**Problem details**
Copy out the data exactly, leaving the pictures behind.

....................

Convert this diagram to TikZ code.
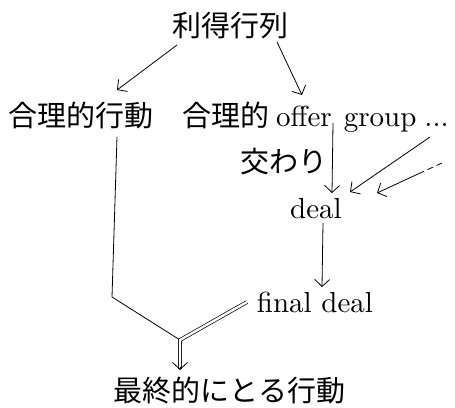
\documentclass[tikz,border=0pt]{standalone}
\usepackage{fontspec}
\setmainfont{lmroman10-regular.otf}
\newfontfamily\jp{Noto Sans CJK JP}
\usetikzlibrary{arrows.meta,calc}
\tikzset{
  lbl/.style={inner sep=2pt, font=\fontsize{29}{34}\selectfont},
  arr/.style={line width=0.8pt, -{Straight Barb[length=7pt,width=15pt,line width=0.8pt]}},
  ln/.style={line width=0.8pt},
  dbl/.style={double, double distance=2.4pt, line width=0.7pt},
}
\begin{document}
\begin{tikzpicture}[x=1pt,y=-1pt]
\useasboundingbox (0,0) rectangle (455,407);
% nodes
\node[lbl, anchor=base] (top) at (230,36) {\jp 利得行列};
\node[lbl, anchor=base west] (r1) at (6,126) {\jp 合理的行動};
\node[lbl, anchor=base west] (og) at (180,126) {{\jp 合理的}\hspace{7pt}offer\hspace{12pt}group\hspace{8pt}...};
\node[lbl, anchor=base] (kw) at (284,172) {\jp 交わり};
\node[lbl, anchor=base] (deal) at (316,218) {deal};
\node[lbl, anchor=base] (fd) at (315,312) {final deal};
\node[lbl, anchor=base] (bt) at (229,401) {\jp 最終的にとる行動};
\coordinate (j) at (180,340);
\coordinate (ds) at (442,163);
\coordinate (dm) at (418,174);
% arrows
\draw[arr] ($(top.base)+(-53,9)$) -- ($(r1.base west)+(111,-36)$);
\draw[arr] ($(top.base)+(47,6)$) -- ($(og.base west)+(122,-31)$);
\draw[arr] ($(og.base west)+(153,-3)$) -- ($(deal.base)+(16,-25)$);
\draw[arr] ($(og.base west)+(250,11)$) -- ($(deal.base)+(34,-26)$);
\draw[ln, dashed, dash pattern=on 6pt off 4pt] (ds) -- (dm);
\draw[arr] (dm) -- ($(deal.base)+(61,-25)$);
\draw[arr] ($(deal.base)+(7,5)$) -- ($(fd.base)+(7,-25)$);
% merge
\draw[ln] ($(r1.base west)+(111,11)$) -- ($(r1.base west)+(106,171)$) -- (j);
\draw[dbl] ($(fd.base)+(-68,-10)$) -- (j) -- ($(bt.base)+(-49,-32)$);
\draw[line width=0.8pt, -{Straight Barb[length=7pt,width=15pt,line width=0.8pt]}] ($(bt.base)+(-49,-34)$) -- ($(bt.base)+(-49,-31)$);
\end{tikzpicture}
\end{document}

....................

**Final result**
Convert this diagram to TikZ code.
\documentclass[tikz,border=0pt]{standalone}
\usepackage{fontspec}
\setmainfont{lmroman10-regular.otf}
\newfontfamily\jp{Noto Sans CJK JP}
\usetikzlibrary{arrows.meta,calc}
\tikzset{
  lbl/.style={inner sep=2pt, font=\fontsize{29}{34}\selectfont},
  arr/.style={line width=0.8pt, -{Straight Barb[length=7pt,width=15pt,line width=0.8pt]}},
  ln/.style={line width=0.8pt},
  dbl/.style={double, double distance=2.4pt, line width=0.7pt},
}
\begin{document}
\begin{tikzpicture}[x=1pt,y=-1pt]
\useasboundingbox (0,0) rectangle (455,407);
% nodes
\node[lbl, anchor=base] (top) at (230,36) {\jp 利得行列};
\node[lbl, anchor=base west] (r1) at (6,126) {\jp 合理的行動};
\node[lbl, anchor=base west] (og) at (180,126) {{\jp 合理的}\hspace{7pt}offer\hspace{12pt}group\hspace{8pt}...};
\node[lbl, anchor=base] (kw) at (284,172) {\jp 交わり};
\node[lbl, anchor=base] (deal) at (316,218) {deal};
\node[lbl, anchor=base] (fd) at (315,312) {final deal};
\node[lbl, anchor=base] (bt) at (229,401) {\jp 最終的にとる行動};
\coordinate (j) at (180,340);
\coordinate (ds) at (442,163);
\coordinate (dm) at (418,174);
% arrows
\draw[arr] ($(top.base)+(-53,9)$) -- ($(r1.base west)+(111,-36)$);
\draw[arr] ($(top.base)+(47,6)$) -- ($(og.base west)+(122,-31)$);
\draw[arr] ($(og.base west)+(153,-3)$) -- ($(deal.base)+(16,-25)$);
\draw[arr] ($(og.base west)+(250,11)$) -- ($(deal.base)+(34,-26)$);
\draw[ln, dashed, dash pattern=on 6pt off 4pt] (ds) -- (dm);
\draw[arr] (dm) -- ($(deal.base)+(61,-25)$);
\draw[arr] ($(deal.base)+(7,5)$) -- ($(fd.base)+(7,-25)$);
% merge
\draw[ln] ($(r1.base west)+(111,11)$) -- ($(r1.base west)+(106,171)$) -- (j);
\draw[dbl] ($(fd.base)+(-68,-10)$) -- (j) -- ($(bt.base)+(-49,-32)$);
\draw[line width=0.8pt, -{Straight Barb[length=7pt,width=15pt,line width=0.8pt]}] ($(bt.base)+(-49,-34)$) -- ($(bt.base)+(-49,-31)$);
\end{tikzpicture}
\end{document}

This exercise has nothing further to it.